HD Radio’s push into other countries will be concentrated “across the board,” not just on automotive as it was in the U.S., Jury said. “It’s going to vary country by country. We're approved in Mexico, and that rollout will have elements of traditional radio as well as elements of automotive. We're approved in the Philippines, and there’s the potential for HD Radio in handsets there before there’s deep penetration in cars because of the nature of the market.” The company will focus first on the Americas, then “selectively in Asia and also potentially in Europe,” he said. The U.S. “is very, very car-centric in general,” he said. “But in other countries it will be pretty much across the board."

IBiquity “believes” strongly in the connected car, Jury said. All of iBiquity’s partners in Detroit agree “there are going to be all these pipes in the vehicle,” he said. “It makes sense to have 3G, it makes sense to have digital radio. It makes sense because consumers want all this different content. Either through partnerships or working it ourselves, yes we do believe that there’s this opportunity to make this a richer experience. I just talked about handsets. Let’s make radio a richer experience than it used to be.

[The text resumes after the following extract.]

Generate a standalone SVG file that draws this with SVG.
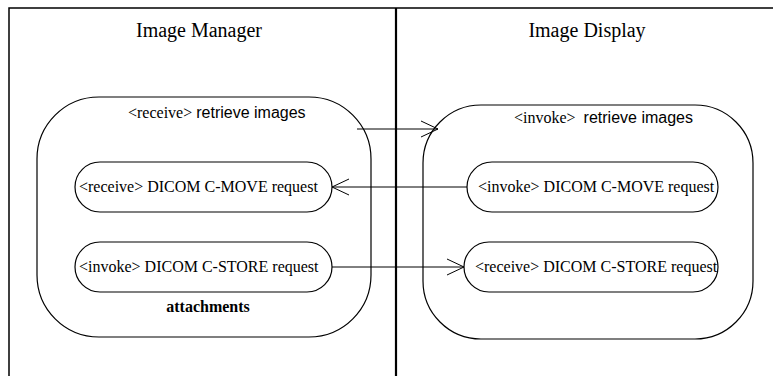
<svg xmlns="http://www.w3.org/2000/svg" width="773" height="376" viewBox="0 0 773 376">
<defs>
<style>
.frame{stroke:#000;fill:none;stroke-width:1.5}
.div{stroke:#000;fill:none;stroke-width:2.2}
.box{stroke:#000;fill:#fff;stroke-width:1.2}
.conn{stroke:#000;fill:none;stroke-width:1}
.title{font-family:"Liberation Serif",serif;font-size:20px;text-anchor:middle}
.serif{font-family:"Liberation Serif",serif;font-size:16px}
.sans{font-family:"Liberation Sans",sans-serif;font-size:16px}
.bold{font-family:"Liberation Serif",serif;font-size:16px;font-weight:bold;text-anchor:middle}
</style>
<marker id="open" markerUnits="userSpaceOnUse" markerWidth="20" markerHeight="18" refX="17" refY="8" orient="auto" overflow="visible">
<polyline points="0,0 17,8 0,16" fill="none" stroke="#000" stroke-width="1"/>
</marker>
</defs>
<g id="frame">
<polyline class="frame" points="9,376 9,8 773,8"/>
<line class="div" x1="396" y1="8" x2="396" y2="376"/>
<text class="title" x="199" y="37">Image Manager</text>
<text class="title" x="587" y="37">Image Display</text>
</g>
<g id="im-retrieve">
<rect class="box" x="37" y="97" width="334" height="240" rx="62" ry="62"/>
<text x="128" y="118"><tspan class="serif">&lt;receive&gt; </tspan><tspan class="sans">retrieve images</tspan></text>
<text class="bold" x="208" y="312">attachments</text>
</g>
<g id="id-retrieve">
<rect class="box" x="423" y="105" width="330" height="234" rx="58" ry="58"/>
<text x="514" y="123"><tspan class="serif">&lt;invoke&gt;  </tspan><tspan class="sans" dx="4">retrieve images</tspan></text>
</g>
<g id="im-move">
<rect class="box" x="75" y="162" width="257" height="50" rx="25" ry="25"/>
<text class="serif" x="79" y="192">&lt;receive&gt; DICOM C-MOVE request</text>
</g>
<g id="im-store">
<rect class="box" x="75" y="242" width="257" height="50" rx="25" ry="25"/>
<text class="serif" x="79" y="272">&lt;invoke&gt; DICOM C-STORE request</text>
</g>
<g id="id-move">
<rect class="box" x="467" y="162" width="251" height="50" rx="25" ry="25"/>
<text class="serif" x="478" y="192">&lt;invoke&gt; DICOM C-MOVE request</text>
</g>
<g id="id-store">
<rect class="box" x="464" y="242" width="254" height="50" rx="25" ry="25"/>
<text class="serif" x="475" y="272">&lt;receive&gt; DICOM C-STORE request</text>
</g>
<g id="connectors">
<line class="conn" x1="357" y1="129" x2="438" y2="129" marker-end="url(#open)"/>
<line class="conn" x1="467" y1="187" x2="332" y2="187" marker-end="url(#open)"/>
<line class="conn" x1="332" y1="267" x2="464" y2="267" marker-end="url(#open)"/>
</g>
</svg>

That same opportunity would exist in a dash, in a vehicle.” The company is “definitely” looking at connected car is “in terms of the broader goal of achieving a better experience for the consumer around digital radio, even if some of that content isn’t delivered directly over the air from the station.” IBiquity believes “the more you're in car, the more you're in the mind of the consumer,” Jury said.

That iBiquity didn’t score HD Radio smartphone design wins two years ago shouldn’t be marked as failure, Jury said. “The market has moved to more of an app orientation. When you talk to consumers, when you talk to product planners, they're asking, what’s the great use case for the next app? How do you tie all this functionality together as opposed to a stand-alone feature?” he said. “You're seeing across the board with anything nowadays. Everything is more app-oriented. It pulls content from different sources together. We're just tying our technology in on that."

HD Radio in tablets remains a “potential target market” for iBiquity because tablets and smartphones are different animals, Jury said. “Tablets are interesting because a lot of them don’t have the 3G connect, and they just have Wi-Fi. Again it would probably come down to the richness of that experience.”